The West’s focus on three-dimensional perspective, abstract linear relationships, and distinct objects and their masses also converged from many political centers and an enormous number of influences. Florence, Rome, Venice, and Northern Europe developed these influences together. An untold number of interactions that fleshed them out created the West’s fundamental assumptions about how the world coheres.
So if you ask what made Thailand Thai, or what made the West Western, your horizon opens into an international tapestry with infinite creativity—with limitless abilities to blend multiple societies and to generate new ideas and works of art. Instead of being bound to one idea, art form, or general perspective and treating it as universal truth which holds all things and experiences to its terms, your view can become liberated so that it widens into the diversity of people’s ideas and their interactions with each other and with the environment.

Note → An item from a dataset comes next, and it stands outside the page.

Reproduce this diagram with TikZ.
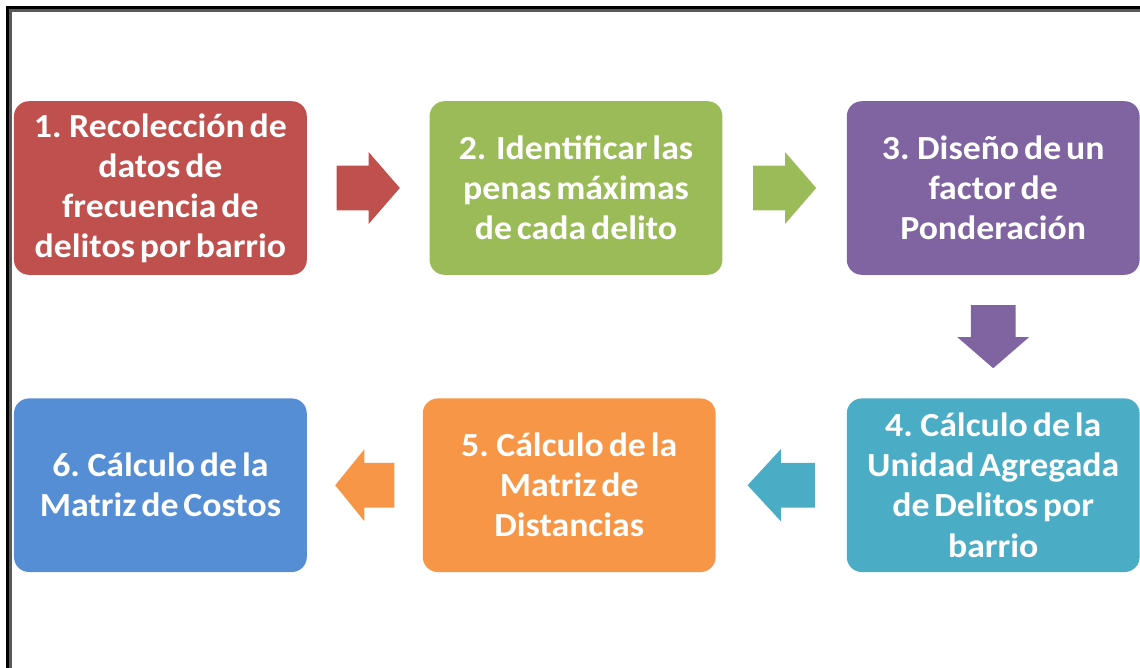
\documentclass[tikz,border=0pt]{standalone}
\usepackage{fontspec}
\setmainfont{Carlito}[FakeStretch=1.06, WordSpace=0.6]
\usepackage{tikz}
\usetikzlibrary{calc}
\usetikzlibrary{positioning}
\definecolor{brickred}{HTML}{C0504D}
\definecolor{olivegreen}{HTML}{9BBB59}
\definecolor{lavender}{HTML}{8064A2}
\definecolor{aqua}{HTML}{4BACC6}
\definecolor{tangerine}{HTML}{F79646}
\definecolor{cornflower}{HTML}{558ED5}
\tikzset{
  stepbox/.style={rounded corners=0.375cm, minimum width=7.32cm, minimum height=4.34cm,
                  inner sep=0pt, align=center, text=white,
                  font=\bfseries\fontsize{24}{28.5}\selectfont},
}

\begin{document}
\begin{tikzpicture}
            % Page size & frame
            \clip                                                             (0.00, 0.00) rectangle (28.50,-16.675);
            \draw[color=black,           line width=2.2pt]                     (0.19,-17.00) -- (0.19,-0.19) -- (29.00,-0.19);
            \draw[color=black!65,        line width=2.2pt]                     (0.27,-17.00) -- (0.27,-0.27) -- (29.00,-0.27);
            % Upper row
            \node[stepbox, fill=brickred]   (recoleccion) at ( 4.01, -4.70) {1. Recolección de\\datos de\\frecuencia de\\delitos por barrio};
            \node[stepbox, fill=olivegreen] (penas)       at (14.40, -4.70) {2.\ \ Identificar las\\penas máximas\\de cada delito};
            \node[stepbox, fill=lavender]   (factor)      at (24.83, -4.70) {3. Diseño de un\\factor de\\Ponderación};
            % Lower row
            \node[stepbox, fill=aqua]       (unidad)      at (24.83,-12.13) {4. Cálculo de la\\Unidad Agregada\\de Delitos por\\barrio};
            \node[stepbox, fill=tangerine]  (distancias)  at (14.23,-12.13) {5. Cálculo de la\\Matriz de\\Distancias};
            \node[stepbox, fill=cornflower] (costos)      at ( 4.01,-12.13) {6. Cálculo de la\\Matriz de Costos};
            % Block arrows
            \fill[color=brickred,   shift={($(recoleccion.east)!0.5!(penas.west)$)}]
                 (-0.79,-0.56) -- (0.01,-0.56) -- (0.01,-0.90) -- (0.79,0.00) -- (0.01,0.90) -- (0.01,0.56) -- (-0.79,0.56) -- cycle;
            \fill[color=olivegreen, shift={($(penas.east)!0.5!(factor.west)$)}]
                 (-0.79,-0.56) -- (0.01,-0.56) -- (0.01,-0.90) -- (0.79,0.00) -- (0.01,0.90) -- (0.01,0.56) -- (-0.79,0.56) -- cycle;
            \fill[color=lavender,   shift={($(factor.south)!0.5!(unidad.north)$)}, rotate=-90]
                 (-0.79,-0.56) -- (0.01,-0.56) -- (0.01,-0.90) -- (0.79,0.00) -- (0.01,0.90) -- (0.01,0.56) -- (-0.79,0.56) -- cycle;
            \fill[color=aqua,       shift={($(unidad.west)!0.5!(distancias.east)$)}, rotate=180]
                 (-0.84,-0.56) -- (0.01,-0.56) -- (0.01,-0.90) -- (0.84,0.00) -- (0.01,0.90) -- (0.01,0.56) -- (-0.84,0.56) -- cycle;
            \fill[color=tangerine,  shift={($(distancias.west)!0.5!(costos.east)$)}, rotate=180]
                 (-0.74,-0.56) -- (0.01,-0.56) -- (0.01,-0.90) -- (0.74,0.00) -- (0.01,0.90) -- (0.01,0.56) -- (-0.74,0.56) -- cycle;
\end{tikzpicture}
\end{document}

When you combine looking At, With, and Beyond, you can see limitless abundance in the ideas and art forms that your culture has treated as fundamental, and in aspects of your daily life, including your cuisine, interpersonal behavior, and objects that you live closely with. They all glimmer when you see them in enough ways. So do Thai stupas, Indian temples, traditional Native American houses, African sculptures, and Chinese temples. As you keep studying multiple cultural landscapes and comparing them with each other, your perspective can increasingly shift to this radiance. Everything around you, from high art to everyday objects, can become luminous. It can shine, not only in a way that reflects its own cultural milieu, but all societies around the globe.